Studio album by Killola
- Released: January 2006
- Recorded: 2005–2006 in Los Angeles
- Genre: Hard rock Power pop Alternative rock Post-punk revival
- Length: 27:04
- Label: independent
- Producer: Killola

Killola chronology
|  | Louder! Louder! (2006) | I Am The Messer (2008) |

= Louder, Louder! =

Louder, Louder! is the debut album by American rock band Killola, released in 2006. Recorded at locations all over Los Angeles in late 2005 and early 2006, Killola spent close to zero on the entire production itself.
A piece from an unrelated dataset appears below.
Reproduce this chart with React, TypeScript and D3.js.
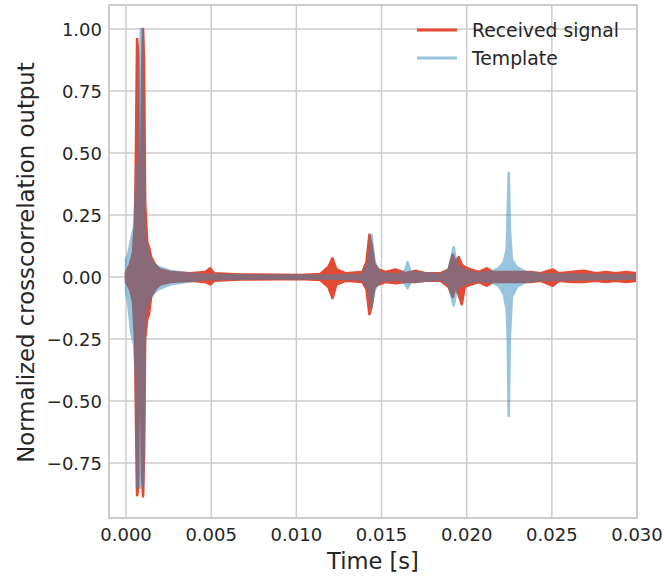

It features Barrel of Donkeys, their first single, which was released as a limited-print 7" vinyl single by England-based label Kerascene Recordings.

==Track listing==
All songs written by Killola

1. "Barrel of Donkeys" – 3:56
2. "Appetite" – 2:09
3. "I Don't Know Who" – 3:37
4. "Get Around" – 3:31
5. "It's All Right" – 4:55
6. "Rip-off Artist" – 3:05
7. "Hollow" – 3:06
8. "Bonus Rock Track" – 2:50

==Personnel==
- Lisa Rieffel – vocals
- Johnny Dunn – bass
- Mike Ball – guitar
- Danny Grody – drums

==Notes==
Bonus Rock Track is in fact a cover of the Ween song Dr. Rock. There was a video made for the song I Don't Know Who which features lead singer Lisa Rieffel attempting to escape from a mental institution.